● Exercise task
Set down the data below without change, skipping the pictures it holds.

****************

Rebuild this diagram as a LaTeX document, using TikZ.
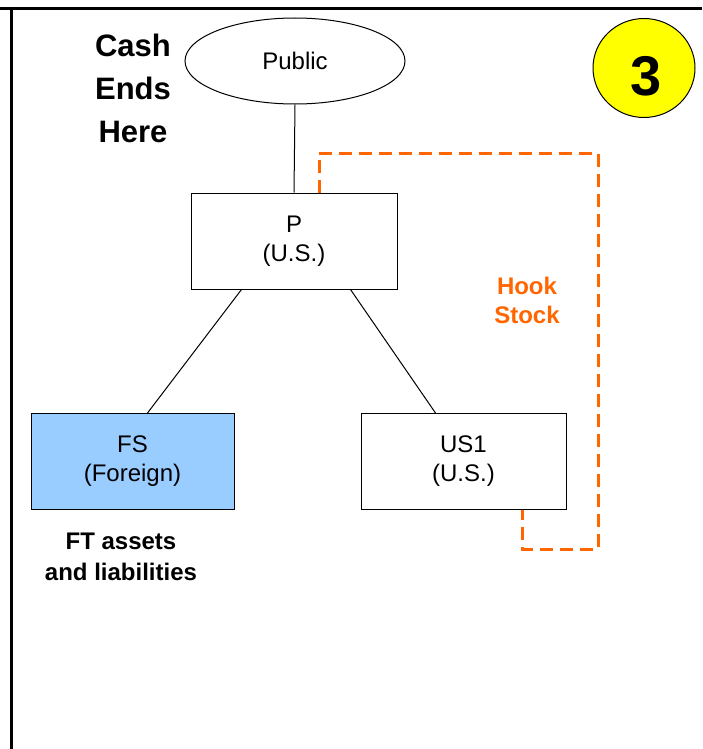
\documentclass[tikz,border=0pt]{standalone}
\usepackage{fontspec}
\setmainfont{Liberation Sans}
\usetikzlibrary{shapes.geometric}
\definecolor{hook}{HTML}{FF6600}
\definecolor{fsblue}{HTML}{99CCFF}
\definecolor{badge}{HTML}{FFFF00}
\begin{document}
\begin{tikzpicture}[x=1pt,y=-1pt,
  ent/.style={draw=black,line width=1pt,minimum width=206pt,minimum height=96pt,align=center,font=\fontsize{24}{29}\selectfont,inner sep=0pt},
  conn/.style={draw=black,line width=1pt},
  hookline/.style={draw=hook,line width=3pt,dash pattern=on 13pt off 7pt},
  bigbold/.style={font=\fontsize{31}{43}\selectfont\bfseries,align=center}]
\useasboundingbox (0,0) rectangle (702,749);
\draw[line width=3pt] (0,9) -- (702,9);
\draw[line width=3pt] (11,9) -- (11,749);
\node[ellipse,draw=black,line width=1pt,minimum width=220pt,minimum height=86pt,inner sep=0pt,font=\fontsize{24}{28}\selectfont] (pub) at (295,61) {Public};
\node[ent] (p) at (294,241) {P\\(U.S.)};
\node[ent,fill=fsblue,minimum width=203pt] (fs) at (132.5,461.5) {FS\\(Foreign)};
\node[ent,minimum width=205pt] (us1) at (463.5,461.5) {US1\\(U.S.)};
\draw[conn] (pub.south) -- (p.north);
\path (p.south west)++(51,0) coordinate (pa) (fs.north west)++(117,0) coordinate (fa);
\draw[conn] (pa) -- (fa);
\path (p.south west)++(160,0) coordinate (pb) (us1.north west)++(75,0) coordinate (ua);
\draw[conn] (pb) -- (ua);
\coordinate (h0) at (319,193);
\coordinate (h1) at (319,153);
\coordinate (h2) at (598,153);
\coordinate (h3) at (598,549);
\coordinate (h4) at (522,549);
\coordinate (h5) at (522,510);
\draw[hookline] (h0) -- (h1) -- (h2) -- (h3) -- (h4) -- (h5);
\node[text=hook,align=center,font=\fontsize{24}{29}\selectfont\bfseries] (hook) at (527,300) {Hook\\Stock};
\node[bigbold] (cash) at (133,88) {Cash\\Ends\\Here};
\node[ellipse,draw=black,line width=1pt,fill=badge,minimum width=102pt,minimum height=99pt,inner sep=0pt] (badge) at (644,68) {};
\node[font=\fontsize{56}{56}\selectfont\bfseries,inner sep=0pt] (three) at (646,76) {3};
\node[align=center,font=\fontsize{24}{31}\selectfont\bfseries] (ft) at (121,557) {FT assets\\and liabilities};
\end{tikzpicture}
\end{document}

****************

● Completed exercise
Rebuild this diagram as a LaTeX document, using TikZ.
\documentclass[tikz,border=0pt]{standalone}
\usepackage{fontspec}
\setmainfont{Liberation Sans}
\usetikzlibrary{shapes.geometric}
\definecolor{hook}{HTML}{FF6600}
\definecolor{fsblue}{HTML}{99CCFF}
\definecolor{badge}{HTML}{FFFF00}
\begin{document}
\begin{tikzpicture}[x=1pt,y=-1pt,
  ent/.style={draw=black,line width=1pt,minimum width=206pt,minimum height=96pt,align=center,font=\fontsize{24}{29}\selectfont,inner sep=0pt},
  conn/.style={draw=black,line width=1pt},
  hookline/.style={draw=hook,line width=3pt,dash pattern=on 13pt off 7pt},
  bigbold/.style={font=\fontsize{31}{43}\selectfont\bfseries,align=center}]
\useasboundingbox (0,0) rectangle (702,749);
\draw[line width=3pt] (0,9) -- (702,9);
\draw[line width=3pt] (11,9) -- (11,749);
\node[ellipse,draw=black,line width=1pt,minimum width=220pt,minimum height=86pt,inner sep=0pt,font=\fontsize{24}{28}\selectfont] (pub) at (295,61) {Public};
\node[ent] (p) at (294,241) {P\\(U.S.)};
\node[ent,fill=fsblue,minimum width=203pt] (fs) at (132.5,461.5) {FS\\(Foreign)};
\node[ent,minimum width=205pt] (us1) at (463.5,461.5) {US1\\(U.S.)};
\draw[conn] (pub.south) -- (p.north);
\path (p.south west)++(51,0) coordinate (pa) (fs.north west)++(117,0) coordinate (fa);
\draw[conn] (pa) -- (fa);
\path (p.south west)++(160,0) coordinate (pb) (us1.north west)++(75,0) coordinate (ua);
\draw[conn] (pb) -- (ua);
\coordinate (h0) at (319,193);
\coordinate (h1) at (319,153);
\coordinate (h2) at (598,153);
\coordinate (h3) at (598,549);
\coordinate (h4) at (522,549);
\coordinate (h5) at (522,510);
\draw[hookline] (h0) -- (h1) -- (h2) -- (h3) -- (h4) -- (h5);
\node[text=hook,align=center,font=\fontsize{24}{29}\selectfont\bfseries] (hook) at (527,300) {Hook\\Stock};
\node[bigbold] (cash) at (133,88) {Cash\\Ends\\Here};
\node[ellipse,draw=black,line width=1pt,fill=badge,minimum width=102pt,minimum height=99pt,inner sep=0pt] (badge) at (644,68) {};
\node[font=\fontsize{56}{56}\selectfont\bfseries,inner sep=0pt] (three) at (646,76) {3};
\node[align=center,font=\fontsize{24}{31}\selectfont\bfseries] (ft) at (121,557) {FT assets\\and liabilities};
\end{tikzpicture}
\end{document}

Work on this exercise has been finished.